The boy so full of glee
he hardly could contain
What Santa just might bring him…
A front-end loader, a Thomas train?
And this was in November!
bouncing, running ‘round,
trying to sit still long enough
to write his wishes down.
Then post them on his bedroom door
But that was not enough!
He must remind Santa’s messengers…
This is serious stuff!
Then in the wee-est hours
Christmas morn did he awake
To tiptoe down, survey the loot,
Then bursting, he would take—
His sister and his radio
to play the Christmas tunes.
Softly first, then louder still…
Their parents, surely, would waken soon.
And just to be sure,
in the room they would creep
Then hop on the bed
mom and dad pretending to sleep.
It is these bleary-eyed memories,
seared to my heart every year…
I can’t bear to see them passing
and n’er return I fear.
Does being a mother
mean that we get to hold
all the joy of receiving
and the pain of letting go?
Does it mean that I’m a vessel
to hold the years of a child?
I think that I may burst as well
They are too precious, lovely, wild!
Is this what Scripture means
when Mary treasured them in her heart?
I can’t begin to touch the pain
of her Son’s end, nor of His start.
From manger-lay to hung-on-a-tree…
how could a mother hold
the years of Your Child, boy to a man,
Could only be Love, and Love so bold.
I know just a taste of her vessel heart,
mine is still being swelled
by the boy-becoming-man-years…
More memories to be held.
18 December 2011
After a conversation with William at the dinner table, almost exactly the way I wrote it here.
****William is now 16. And though this was written two years ago, he said this again to me just the other day.
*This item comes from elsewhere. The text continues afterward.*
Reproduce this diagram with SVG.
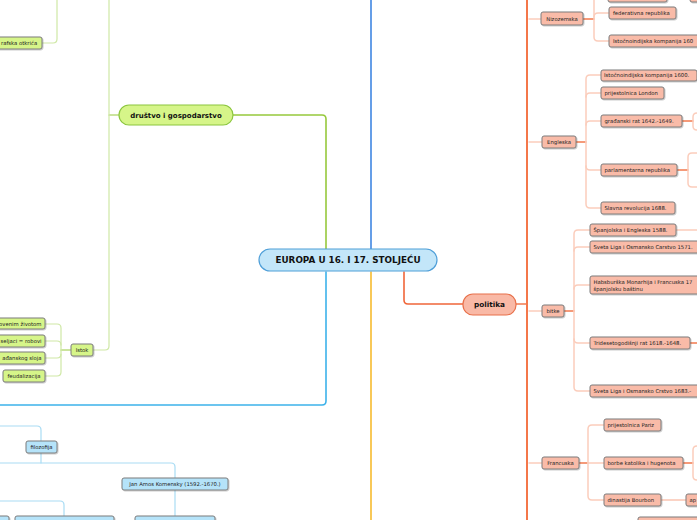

Only a few things on his wish-list. I like to think it’s a sign of contentment in one so young.
0 thoughts on “Christmas Treasures”
Content in the Spirit
The Spirit of God
God who informs
You hear it
You see it
You feel it
The Spirit of God
This made me tear up. My kids grown and gone so long ago. My son is the age at which my daughter left home and my daughter older than when my son left home. Yes, I get to see them most Christmases but I didn’t treasure enough the few years they really were small. They grow up so very fast. Too fast. The good part is I am enjoying my grandkids but even they are growing up with one in the army now (we all chipped in so he could come home for his first Christmas after leaving home) and the littlest 12 years old! Enjoy every minute you can! (The kids are precious as growing-up-ones too though, and even as the grown-up kids)! Childhood is just extra special.